## Exercise task:
Repeat the material exactly, leaving nothing out.
┄┄┄┄┄┄┄┄┄┄┄┄┄┄┄┄┄┄┄┄
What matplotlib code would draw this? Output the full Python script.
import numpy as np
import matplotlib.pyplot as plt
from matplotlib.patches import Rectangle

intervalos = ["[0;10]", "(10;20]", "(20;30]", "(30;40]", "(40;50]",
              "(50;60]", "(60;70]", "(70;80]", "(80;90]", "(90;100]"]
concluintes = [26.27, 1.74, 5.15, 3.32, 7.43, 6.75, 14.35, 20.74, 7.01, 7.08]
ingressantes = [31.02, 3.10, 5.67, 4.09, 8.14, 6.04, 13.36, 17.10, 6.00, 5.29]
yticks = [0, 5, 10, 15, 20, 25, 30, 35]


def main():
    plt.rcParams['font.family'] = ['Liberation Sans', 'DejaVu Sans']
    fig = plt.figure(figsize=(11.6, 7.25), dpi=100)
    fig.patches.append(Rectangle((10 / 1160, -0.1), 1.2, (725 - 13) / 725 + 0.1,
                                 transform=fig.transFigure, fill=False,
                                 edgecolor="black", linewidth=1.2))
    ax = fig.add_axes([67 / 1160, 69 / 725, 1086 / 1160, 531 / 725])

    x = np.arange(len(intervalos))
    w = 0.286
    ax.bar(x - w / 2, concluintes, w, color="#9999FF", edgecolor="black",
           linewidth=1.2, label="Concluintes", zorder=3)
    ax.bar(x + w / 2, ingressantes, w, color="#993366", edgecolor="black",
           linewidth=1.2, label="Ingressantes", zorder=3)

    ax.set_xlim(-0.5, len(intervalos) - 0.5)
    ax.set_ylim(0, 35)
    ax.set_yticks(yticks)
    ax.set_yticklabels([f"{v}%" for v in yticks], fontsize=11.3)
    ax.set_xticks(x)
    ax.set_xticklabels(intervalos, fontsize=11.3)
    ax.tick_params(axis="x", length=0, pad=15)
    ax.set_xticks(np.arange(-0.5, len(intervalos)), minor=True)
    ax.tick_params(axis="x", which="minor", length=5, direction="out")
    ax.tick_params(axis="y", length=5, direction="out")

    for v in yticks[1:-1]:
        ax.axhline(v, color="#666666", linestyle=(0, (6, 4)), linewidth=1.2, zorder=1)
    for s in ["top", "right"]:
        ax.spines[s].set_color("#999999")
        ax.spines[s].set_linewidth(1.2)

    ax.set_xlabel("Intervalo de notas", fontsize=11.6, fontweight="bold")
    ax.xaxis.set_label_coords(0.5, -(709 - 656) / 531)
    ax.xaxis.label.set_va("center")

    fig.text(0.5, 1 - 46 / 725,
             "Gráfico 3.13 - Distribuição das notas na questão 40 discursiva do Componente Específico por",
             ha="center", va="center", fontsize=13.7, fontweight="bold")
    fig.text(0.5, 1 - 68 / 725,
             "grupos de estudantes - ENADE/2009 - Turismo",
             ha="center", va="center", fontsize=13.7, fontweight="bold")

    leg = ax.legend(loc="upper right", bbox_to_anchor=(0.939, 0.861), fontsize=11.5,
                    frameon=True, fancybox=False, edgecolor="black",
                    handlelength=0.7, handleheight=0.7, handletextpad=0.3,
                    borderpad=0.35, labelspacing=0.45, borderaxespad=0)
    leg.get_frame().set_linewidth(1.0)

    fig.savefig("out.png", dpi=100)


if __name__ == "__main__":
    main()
┄┄┄┄┄┄┄┄┄┄┄┄┄┄┄┄┄┄┄┄
## Correct response:
What matplotlib code would draw this? Output the full Python script.
import numpy as np
import matplotlib.pyplot as plt
from matplotlib.patches import Rectangle

intervalos = ["[0;10]", "(10;20]", "(20;30]", "(30;40]", "(40;50]",
              "(50;60]", "(60;70]", "(70;80]", "(80;90]", "(90;100]"]
concluintes = [26.27, 1.74, 5.15, 3.32, 7.43, 6.75, 14.35, 20.74, 7.01, 7.08]
ingressantes = [31.02, 3.10, 5.67, 4.09, 8.14, 6.04, 13.36, 17.10, 6.00, 5.29]
yticks = [0, 5, 10, 15, 20, 25, 30, 35]


def main():
    plt.rcParams['font.family'] = ['Liberation Sans', 'DejaVu Sans']
    fig = plt.figure(figsize=(11.6, 7.25), dpi=100)
    fig.patches.append(Rectangle((10 / 1160, -0.1), 1.2, (725 - 13) / 725 + 0.1,
                                 transform=fig.transFigure, fill=False,
                                 edgecolor="black", linewidth=1.2))
    ax = fig.add_axes([67 / 1160, 69 / 725, 1086 / 1160, 531 / 725])

    x = np.arange(len(intervalos))
    w = 0.286
    ax.bar(x - w / 2, concluintes, w, color="#9999FF", edgecolor="black",
           linewidth=1.2, label="Concluintes", zorder=3)
    ax.bar(x + w / 2, ingressantes, w, color="#993366", edgecolor="black",
           linewidth=1.2, label="Ingressantes", zorder=3)

    ax.set_xlim(-0.5, len(intervalos) - 0.5)
    ax.set_ylim(0, 35)
    ax.set_yticks(yticks)
    ax.set_yticklabels([f"{v}%" for v in yticks], fontsize=11.3)
    ax.set_xticks(x)
    ax.set_xticklabels(intervalos, fontsize=11.3)
    ax.tick_params(axis="x", length=0, pad=15)
    ax.set_xticks(np.arange(-0.5, len(intervalos)), minor=True)
    ax.tick_params(axis="x", which="minor", length=5, direction="out")
    ax.tick_params(axis="y", length=5, direction="out")

    for v in yticks[1:-1]:
        ax.axhline(v, color="#666666", linestyle=(0, (6, 4)), linewidth=1.2, zorder=1)
    for s in ["top", "right"]:
        ax.spines[s].set_color("#999999")
        ax.spines[s].set_linewidth(1.2)

    ax.set_xlabel("Intervalo de notas", fontsize=11.6, fontweight="bold")
    ax.xaxis.set_label_coords(0.5, -(709 - 656) / 531)
    ax.xaxis.label.set_va("center")

    fig.text(0.5, 1 - 46 / 725,
             "Gráfico 3.13 - Distribuição das notas na questão 40 discursiva do Componente Específico por",
             ha="center", va="center", fontsize=13.7, fontweight="bold")
    fig.text(0.5, 1 - 68 / 725,
             "grupos de estudantes - ENADE/2009 - Turismo",
             ha="center", va="center", fontsize=13.7, fontweight="bold")

    leg = ax.legend(loc="upper right", bbox_to_anchor=(0.939, 0.861), fontsize=11.5,
                    frameon=True, fancybox=False, edgecolor="black",
                    handlelength=0.7, handleheight=0.7, handletextpad=0.3,
                    borderpad=0.35, labelspacing=0.45, borderaxespad=0)
    leg.get_frame().set_linewidth(1.0)

    fig.savefig("out.png", dpi=100)


if __name__ == "__main__":
    main()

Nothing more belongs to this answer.